Ainsi, entre 2004 et 2022, la production de vins tranquilles a triplé. Elle a même été multipliée par cinq pour les pétillants, atteignant respectivement 78 millions de litres et 2,4 millions de litres en 2022, selon les chiffres officiels.

Pour Andrea Lemieux, installée depuis onze ans à Istanbul et auteure d’un guide sur les vins turcs, tout en misant sur la qualité, les vignerons ont aussi soigné le marketing, surtout auprès des blogueurs spécialistes du vin qui ont fleuri ces dernières années.

« Il y a tellement de gens qui écrivent sur les vins turcs et qui viennent spécialement en Turquie pour les déguster.
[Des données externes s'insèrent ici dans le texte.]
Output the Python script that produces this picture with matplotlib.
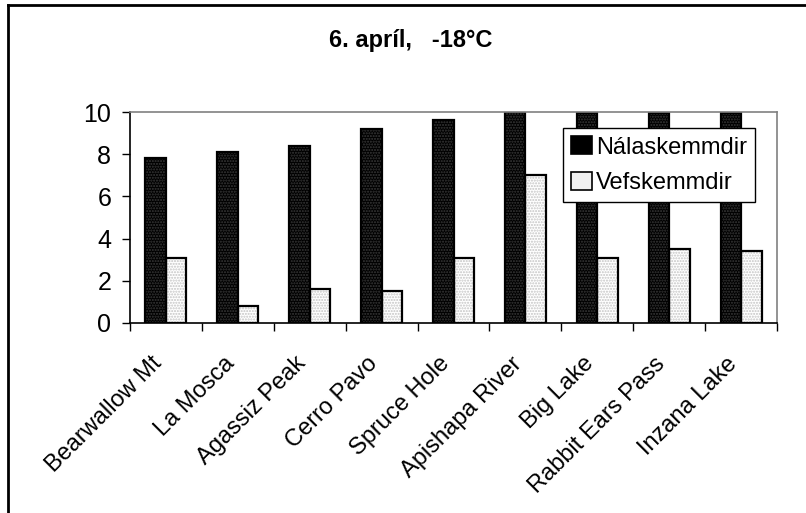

Grâce à eux, les vins pétillants turcs sont de plus en plus connus », indique-t-elle.

« La Turquie est au sixième rang mondial des producteurs de raisin avec 4,1 millions de tonnes. Mais seulement 4 % de cette récolte est destinée à la vinification »

- Ali Basman, président de l’Association des producteurs de vin

« Je connais deux boutiques de vin à Washington, aux États-Unis, qui ont été très vite en rupture de stock après avoir commencé à vendre le Yaşasın de Vinkara. Il y a un intérêt réel », estime-t-elle.

Cependant l’exportation reste pour l’instant limitée, avec seulement 30 000 litres en 2022, selon les statistiques officielles.

La concurrence est rude il est vrai avec leurs rivaux européens, espagnols, italiens, souvent moins chers.

« Les gens sont soucieux du prix, surtout lorsqu’ils connaissent mal. Pourtant, la qualité est là », affirme Andrea Lemieux. 

« La Turquie est au sixième rang mondial des producteurs de raisin avec 4,1 millions de tonnes. Mais seulement 4 % de cette récolte est destinée à la vinification. Nous sommes loin d’accomplir notre potentiel », avait déploré en 2021 le président de l’Association des producteurs de vin Ali Basman dans la presse turque.

Produire ou consommer du vin est par ailleurs devenu plus cher et plus difficile sous le gouvernement islamo-conservateur du président Recep Tayyip Erdoğan, qui a durci la législation et augmenté les taxes sur les boissons alcoolisées.

Le réveil de la « géante assoupie » prendra encore du temps mais Burak Demirel demeure confiant.

« Il y a une jeune génération de producteurs et d’œnologues turcs qui font beaucoup de recherches et sont à la pointe des nouveautés. L’avenir des vins turcs, pétillants et tranquilles est brillant », affirme-t-il.